BEGIN Supplied information

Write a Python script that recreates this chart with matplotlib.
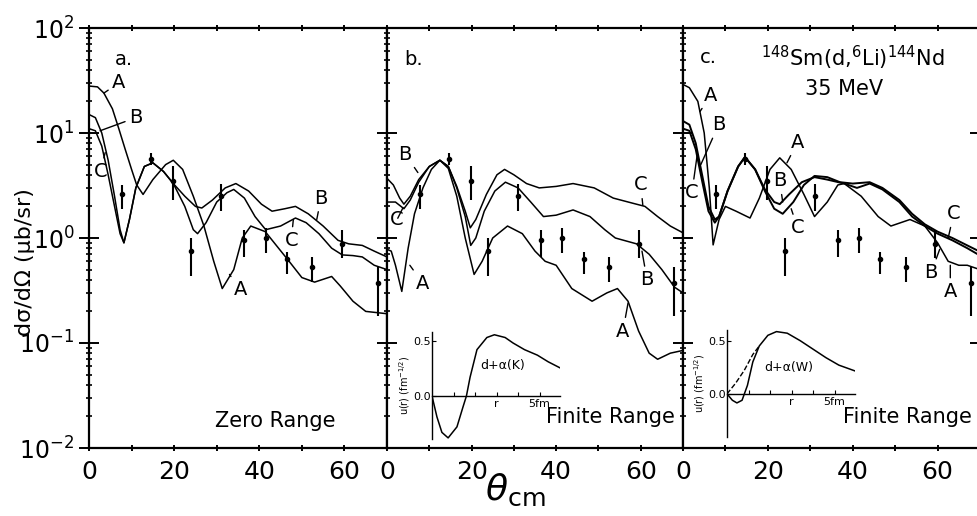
import matplotlib.pyplot as plt
import numpy as np
from matplotlib.ticker import LogLocator, NullFormatter, FixedLocator, FixedFormatter

plt.rcParams['font.family'] = ['DejaVu Sans']

# 実験値 (全パネル共通)
th_exp = [7.7, 14.6, 19.8, 24.0, 31.0, 36.5, 41.5, 46.5, 52.5, 59.5, 67.8]
sig_exp = [2.6, 5.6, 3.5, 0.75, 2.5, 0.95, 1.0, 0.63, 0.53, 0.88, 0.37]
sig_lo = [1.9, 5.0, 2.3, 0.43, 1.8, 0.66, 0.72, 0.45, 0.38, 0.64, 0.18]
sig_hi = [3.2, 6.5, 4.8, 1.0, 3.3, 1.19, 1.25, 0.74, 0.66, 1.2, 0.53]

# a. Zero Range
a_A_th = [0, 2, 3.5, 5.5, 7, 8.5, 10, 11.2, 12.7, 15, 18, 19.8, 22, 24.5, 27, 29.3, 31.3,
          34, 36, 38, 41.4, 44, 47, 50, 53, 57, 59, 62, 65, 70]
a_A_sig = [28, 27.5, 24, 17, 11, 7, 4.5, 3.2, 2.6, 3.6, 5.0, 5.5, 4.5, 2.5, 1.3, 0.6, 0.33,
           0.5, 1.0, 1.3, 1.15, 0.85, 0.6, 0.42, 0.38, 0.43, 0.35, 0.25, 0.2, 0.19]
a_B_th = [0, 1.5, 3, 4.5, 6, 7.3, 8.2, 9.5, 11, 13, 15, 17.5, 19.8, 22.5, 25, 26.5, 29, 32,
          34.5, 37.5, 40.5, 43, 46, 48.5, 51.5, 55, 58.5, 61, 64.2, 67, 70]
a_B_sig = [15, 14, 10, 5.5, 2.5, 1.2, 0.9, 1.5, 3, 4.8, 5.2, 4.3, 3.3, 2.5, 2.0, 1.93, 2.3, 3.0,
           3.3, 2.8, 2.1, 1.8, 1.9, 2.0, 1.7, 1.3, 0.95, 0.88, 0.85, 0.75, 0.66]
a_C_th = [0, 1.5, 3, 4.5, 6, 7.3, 8.2, 9.5, 11, 13, 15, 17.5, 19.8, 22.5, 24.5, 25.5, 27.5, 30,
          32.4, 34, 36.5, 39, 41.5, 45, 48.5, 51, 54, 57, 59.5, 62, 64.2, 67, 70]
a_C_sig = [11, 10.5, 7.5, 4, 2, 1.1, 0.9, 1.5, 3, 4.8, 5.2, 4.3, 3.3, 2.0, 1.2, 1.1, 1.4, 2.2,
           2.7, 2.9, 2.4, 1.6, 1.2, 1.3, 1.55, 1.4, 1.1, 0.8, 0.69, 0.68, 0.66, 0.55, 0.5]

# b. Finite Range d+a(K)
b_A_th = [0, 1, 2, 3.5, 5, 6.5, 8.5, 10.5, 12.5, 14.5, 16.5, 18.5, 20.6, 22.5, 25, 28.5, 32,
          35, 37.4, 40, 43.7, 48.5, 52, 54.5, 57, 59.5, 62, 64, 67, 70]
b_A_sig = [0.78, 0.75, 0.55, 0.31, 0.8, 1.7, 3.0, 4.5, 5.5, 4.6, 2.5, 1.0, 0.45, 0.6, 1.0, 1.3,
           1.1, 0.75, 0.6, 0.55, 0.33, 0.25, 0.3, 0.33, 0.25, 0.13, 0.08, 0.07, 0.08, 0.085]
b_B_th = [0, 1.5, 3, 4, 5.5, 7.5, 10, 12.5, 14.5, 16.5, 18.5, 19.8, 21, 23, 25.5, 28, 31, 34,
          37, 40, 44, 48, 51.5, 54, 59, 62, 65, 68, 70]
b_B_sig = [3.7, 3.2, 2.4, 2.1, 2.5, 3.6, 4.8, 5.5, 4.8, 3.0, 1.6, 0.85, 1.0, 1.8, 2.8, 3.4, 3.0,
           2.2, 1.6, 1.65, 1.85, 1.6, 1.2, 1.0, 0.88, 0.7, 0.5, 0.34, 0.3]
b_C_th = [0, 2, 4, 5.5, 7.5, 10, 12.5, 14.5, 16.5, 18.5, 19.7, 21, 23.5, 26, 27.8, 30, 33, 36,
          40, 44, 49, 53.5, 58, 61, 64, 67, 70]
b_C_sig = [2.2, 2.2, 1.9, 2.3, 3.4, 4.8, 5.5, 4.8, 3.1, 1.8, 1.25, 1.5, 2.6, 4.0, 4.5, 4.0, 3.3,
           3.0, 3.1, 3.3, 3.0, 2.4, 2.15, 2.0, 1.6, 1.3, 1.12]

# c. Finite Range d+a(W)
c_A_th = [0, 1.5, 3.5, 5, 6.2, 7.1, 8.5, 10, 12.5, 15.8, 18, 20.5, 22.8, 25.5, 28.5, 31, 34,
          36.5, 38, 42, 46, 49, 53.5, 57, 60, 62.5, 65, 67, 70]
c_A_sig = [29, 27, 20, 10, 3, 0.86, 1.5, 2.0, 1.8, 1.55, 2.4, 4.5, 5.8, 4.5, 2.6, 1.6, 2.2,
           3.2, 3.3, 2.5, 1.6, 1.3, 1.5, 1.3, 0.9, 0.6, 0.55, 0.55, 0.5]
c_B_th = [0, 1.5, 3, 4.5, 6, 7.5, 8.5, 10.5, 13, 14.6, 17, 19.3, 21.5, 22.8, 25, 28, 31, 34,
          38, 41, 44, 47, 51, 54, 57, 60, 63.5, 67, 70]
c_B_sig = [13, 12, 8, 4, 2, 1.5, 1.6, 2.8, 4.8, 5.9, 4.5, 2.9, 2.2, 2.1, 2.6, 3.4, 3.8, 3.6,
           3.3, 3.0, 3.3, 2.9, 2.2, 1.6, 1.3, 1.1, 0.95, 0.8, 0.68]
c_C_th = [0, 1.5, 3, 4.5, 6, 7.5, 8.5, 10.5, 13, 14.6, 17, 19.3, 21.5, 23.5, 26, 28.5, 31, 34,
          37, 40, 44, 47, 51, 54, 57, 60, 63.5, 67, 70]
c_C_sig = [11, 10.5, 7, 3.5, 1.8, 1.4, 1.6, 2.8, 4.8, 5.9, 4.5, 2.8, 1.9, 1.7, 2.2, 3.2, 3.9,
           3.8, 3.4, 3.3, 3.4, 3.0, 2.3, 1.7, 1.35, 1.15, 1.0, 0.85, 0.74]

# 挿入図: 波動関数 u(r)
ib_r = [0, 0.23, 0.46, 0.75, 1.16, 1.44, 1.6, 1.77, 2.09, 2.55, 2.9, 3.4, 3.77, 4.3, 4.9, 5.4, 5.95]
ib_u = [0, -0.19, -0.33, -0.38, -0.28, -0.1, 0.0, 0.17, 0.42, 0.53, 0.555, 0.53, 0.48, 0.42,
        0.37, 0.31, 0.255]
ic_r = [0, 0.25, 0.46, 0.7, 0.95, 1.2, 1.5, 1.9, 2.3, 2.8, 3.4, 4.0, 4.6, 5.2, 5.93]
ic_u = [0, -0.06, -0.085, -0.06, 0.08, 0.30, 0.45, 0.55, 0.585, 0.57, 0.5, 0.42, 0.34, 0.27, 0.217]
ic2_r = [0, 0.4, 0.8, 1.2, 1.5]
ic2_u = [0, 0.1, 0.22, 0.37, 0.45]

W, H = 978, 516
fig = plt.figure(figsize=(W / 100, H / 100), dpi=100)

def frac(x0, y0, x1, y1):
    return [x0 / W, 1 - y1 / H, (x1 - x0) / W, (y1 - y0) / H]

axs = [fig.add_axes(frac(89, 28, 387, 448)),
       fig.add_axes(frac(387, 28, 683, 448)),
       fig.add_axes(frac(683, 28, 980, 448))]

curves = [
    [(a_A_th, a_A_sig), (a_B_th, a_B_sig), (a_C_th, a_C_sig)],
    [(b_A_th, b_A_sig), (b_B_th, b_B_sig), (b_C_th, b_C_sig)],
    [(c_A_th, c_A_sig), (c_B_th, c_B_sig), (c_C_th, c_C_sig)],
]

for i, ax in enumerate(axs):
    ax.set_yscale('log')
    ax.set_ylim(1e-2, 1e2)
    ax.set_xlim(0, 70)
    for sp in ax.spines.values():
        sp.set_linewidth(1.6)
    for j, (th, sig) in enumerate(curves[i]):
        lw = 1.4 if (i == 2 and j > 0) else 1.1
        ax.plot(th, sig, color='black', lw=lw)
    yerr = [np.array(sig_exp) - np.array(sig_lo), np.array(sig_hi) - np.array(sig_exp)]
    ax.errorbar(th_exp, sig_exp, yerr=yerr, fmt='o', ms=3, color='black',
                elinewidth=1.5, capsize=0)
    ax.yaxis.set_major_locator(LogLocator(base=10, numticks=10))
    ax.yaxis.set_minor_locator(LogLocator(base=10, subs=np.arange(2, 10), numticks=10))
    ax.yaxis.set_minor_formatter(NullFormatter())
    ax.xaxis.set_major_locator(FixedLocator([0, 10, 20, 30, 40, 50, 60]))
    ax.xaxis.set_major_formatter(FixedFormatter(['0', '', '20', '', '40', '', '60']))
    ax.tick_params(axis='x', which='major', direction='inout', length=5, width=1.4,
                   top=True, labelsize=18, pad=6)
    ax.tick_params(axis='y', which='major', direction='inout', length=14, width=1.4,
                   right=(i == 2), labelsize=17)
    ax.tick_params(axis='y', which='minor', direction='inout', length=5, width=1.2,
                   right=(i == 2))
    if i > 0:
        ax.tick_params(axis='y', labelleft=False)

def lab(ax, s, xt, yt, xc, yc):
    ax.annotate(s, xy=(xc, yc), xytext=(xt, yt), ha='center', va='center', fontsize=14,
                arrowprops=dict(arrowstyle='-', lw=1.0, color='black', shrinkA=1, shrinkB=0))

a, b, c = axs
a.text(6, 50, 'a.', fontsize=14, ha='left', va='center')
b.text(4, 50, 'b.', fontsize=14, ha='left', va='center')
c.text(4, 52, 'c.', fontsize=14, ha='left', va='center')

lab(a, 'A', 7.0, 30, 3.5, 24)
lab(a, 'B', 11.0, 14, 2.6, 10.5)
lab(a, 'C', 2.7, 4.3, 3.8, 6.5)
lab(a, 'B', 54.5, 2.4, 53.5, 1.5)
lab(a, 'C', 47.5, 0.95, 48.0, 1.5)
lab(a, 'A', 35.5, 0.32, 33.0, 0.45)

lab(b, 'B', 4.3, 6.3, 7.3, 4.2)
lab(b, 'C', 2.4, 1.5, 3.8, 1.95)
lab(b, 'A', 8.5, 0.37, 5.4, 0.55)
lab(b, 'C', 60.0, 3.2, 60.5, 2.05)
lab(b, 'B', 61.5, 0.4, 60.3, 0.75)
lab(b, 'A', 55.8, 0.13, 57.0, 0.24)

lab(c, 'A', 6.6, 23, 4.0, 16)
lab(c, 'B', 8.4, 12, 4.2, 5)
lab(c, 'C', 2.1, 2.7, 3.3, 6.0)
lab(c, 'A', 27.0, 8.2, 24.5, 5.2)
lab(c, 'B', 22.8, 3.5, 23.5, 2.2)
lab(c, 'C', 27.0, 1.25, 25.5, 1.9)
lab(c, 'C', 63.8, 1.7, 62.5, 1.0)
lab(c, 'B', 58.5, 0.47, 60.5, 0.78)
lab(c, 'A', 63.0, 0.31, 63.0, 0.55)

a.text(58, 1.45e-2, 'Zero Range', fontsize=15, ha='right', va='bottom')
b.text(68, 1.6e-2, 'Finite Range', fontsize=15, ha='right', va='bottom')
c.text(68, 1.6e-2, 'Finite Range', fontsize=15, ha='right', va='bottom')

c.text(40, 52, r'$^{148}$Sm(d,$^{6}$Li)$^{144}$Nd', fontsize=15, ha='center', va='center')
c.text(38, 26, '35 MeV', fontsize=15, ha='center', va='center')

fig.text(25 / W, 1 - 262 / H, 'dσ/dΩ (μb/sr)', rotation=90, fontsize=16,
         ha='center', va='center')
fig.text(515 / W, 1 - 490 / H, r'$\theta_{\rm cm}$', fontsize=26, ha='center', va='center')

# 挿入図
def inset(rect, ylim, xs, us, txt, txt_xy, dashed=None):
    ins = fig.add_axes(rect)
    ins.patch.set_visible(False)
    ins.set_xlim(0, 5.95)
    ins.set_ylim(*ylim)
    ins.spines['top'].set_visible(False)
    ins.spines['right'].set_visible(False)
    ins.spines['bottom'].set_position(('data', 0))
    for sp in ins.spines.values():
        sp.set_linewidth(1.0)
    ins.plot(xs, us, color='black', lw=1.1)
    if dashed is not None:
        ins.plot(dashed[0], dashed[1], color='black', lw=1.0, ls='--')
    ins.set_xticks([1, 2, 3, 4, 5])
    ins.set_xticklabels(['', '', 'r', '', '5fm'])
    ins.set_yticks([0.0, 0.5])
    ins.set_yticklabels(['0.0', '0.5'])
    ins.tick_params(axis='x', direction='in', length=3, labelsize=8, pad=2)
    ins.tick_params(axis='y', direction='in', length=3, labelsize=8, pad=1)
    ins.set_ylabel(r'u(r) (fm$^{-1/2}$)', fontsize=7, labelpad=1)
    ins.text(txt_xy[0], txt_xy[1], txt, fontsize=9, ha='center', va='center')
    return ins

inset(frac(432, 332, 560, 439), (-0.39, 0.58), ib_r, ib_u, 'd+α(K)', (3.3, 0.28))
inset(frac(727, 330, 855, 437), (-0.405, 0.6), ic_r, ic_u, 'd+α(W)', (2.85, 0.25),
      dashed=(ic2_r, ic2_u))

fig.savefig('out.png', dpi=100)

END Supplied information

● Task details: Repeat only the lines from the beginning of the material through the line containing "plt.rcParams['font.family'] = ['DejaVu Sans']", both ends kept, leaving pictures out.

● Solution for this task:
Write a Python script that recreates this chart with matplotlib.
import matplotlib.pyplot as plt
import numpy as np
from matplotlib.ticker import LogLocator, NullFormatter, FixedLocator, FixedFormatter

plt.rcParams['font.family'] = ['DejaVu Sans']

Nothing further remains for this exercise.